The thing I remembered most about that display was that only the Earth had clear-cut white clouds, green land masses and blue oceans. All the others were faded, blurred and ugly. Mercury was way too hot. So was Venus. Mars was too cold, and for the rest way out there things were so cold as to be almost unimaginable. It was only here on Earth that there was life.
I remember being told all these planets lived in the vacuum of space. I remember thinking how lonely Earth was, spinning through that vacuum. This was our home. As for the rest, they were just bigger or smaller rocks. Wasn’t there anybody else out there? Apparently not.
This feeling of being alone in the universe was reinforced, when I got to be a young teenager, by the installation of a giant radio telescope constructed in Arecibo on a mountain peak in the center of Puerto Rico. It had been built in the ’60s, and in 1974 it was used to emit radio waves into space that basically said “We are here, contact us, please respond.” A few years later, with no good news from Arecibo, a rocket was fired out into space that bore a large coin with several identifying phrases in different languages agreed upon by people a lot smarter than I am. It also showed the outline of a male and female person to show whoever found it living on a star far away that there was somebody out “there” from “there.” It read “here I am” in these different languages.
It seemed to me at that point that clearly there were a lot of people who felt about things the way I did. God had made us all. He made the planets and the stars. Wouldn’t you think he would put some other living things on other planets or stars? And now that we had the tools to look, wouldn’t you think we would come up with something?
Well, we didn’t.
In 1990 we expanded this effort with the launch and placement in the upper atmosphere of a very powerful telescope called the Hubble to have even more of a look. It didn’t work at all up there at first. Its lenses had been made incorrectly, but after a couple years our scientists had figured out a way to bring up new lenses and, using space walks by astronaut ophthalmologists, installed them on Hubble’s eyes. Now Hubble could see.

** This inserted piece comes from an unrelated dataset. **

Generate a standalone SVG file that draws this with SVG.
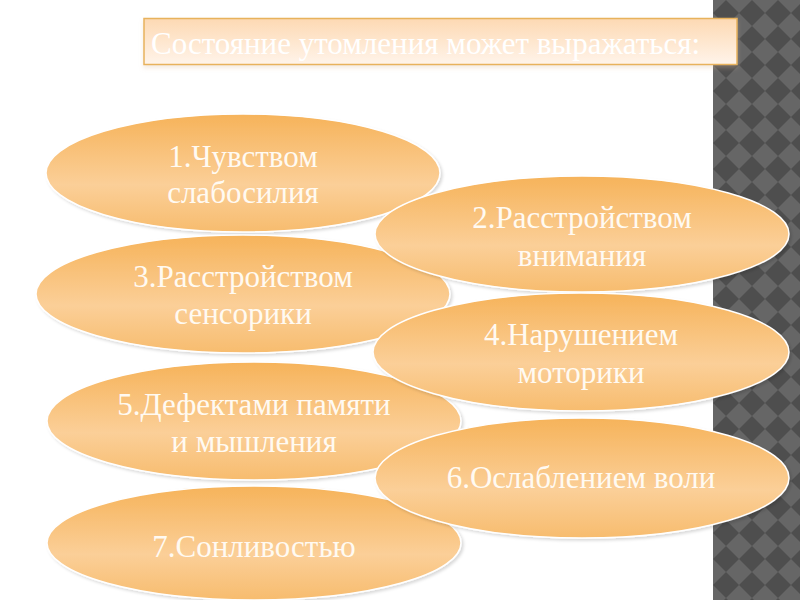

Then, about a year ago, the Kepler telescope—launched in 2009—located a small planet, about the same size as ours, that was circling a sun about the same size as ours, about the same distance from that sun as we are from ours, and with spectrum light that indicated that life, water and air might possibly be on that planet. It was so many million light years away from us, however, that learning more about it was at the present moment impossible. Certainly it was way beyond our ability to get to visit anybody there. But it gave us hope. Maybe, someday we could find a way to meet up with them, shake their hands (or whatever) and celebrate the fact that there was at least one other part of the universe where we could ponder our fate. Was there a God? We believe there is. Had they found proof? We could tell them about us, they could tell us a lot about them. There would be a lot of backslapping and gifts given back and forth and promises to get together soon. We would be like cousins.
In early January, The New York Times published a front-page story headlined “So Many Earth-Like Planets, So Few Telescopes.”
It seems that now various telescopes have located as many as 24 planets out there that could support the life we know of on Earth. This is amazing news.
In early January a group of scientists at the Harvard-Smithsonian Center for Astrophysics announced the discovery of eight new planets circling stars way out there that appear to be only slightly larger than ours at a distance from a sun that will allow water to babble down streams and brooks without freezing solid or boiling off into steam. One of them, Kepler 438b, circles its sun every 35 days. Another, Kepler 442b, circles its sun every 112 days. Others appear to be “rocky” with valleys and mountains and, one supposes, fields of lilacs or clover. The scientists call these planets “Goldilocks planets” because things are not too hot or too cold. There are sure to be more to come. A new scientific group is building a telescope in the Canary Islands that will study spectrographic observations. Another satellite, called the Transiting Exoplanet Survey Satellite, is scheduled to be launched in 2017.
So now I don’t feel loneliness. I feel fear. Here on Earth, all these different tribes are fighting with one another. We have a flag for the United Nations, but most people don’t give it any respect. With 24 inhabited planets out there, it’s my belief we will someday find out that some of the creatures on these planets have chosen sides and made treaties with those on other planets and that they fight with one another with opposing armies, while others will be caught up in fights on their home planets where the radicals are battling the conservatives and the rich are vying with the poor and there are businesspeople looking to exploit and mine wealthy minerals on barren planets they hope to get to first.
How nice it would be to get back to the old days when we just felt so alone and we hoped to locate just one planet with life on it so we could pop the champagne corks and exchange presents whenever we got together.
I think sometimes too much knowledge can be a bad thing.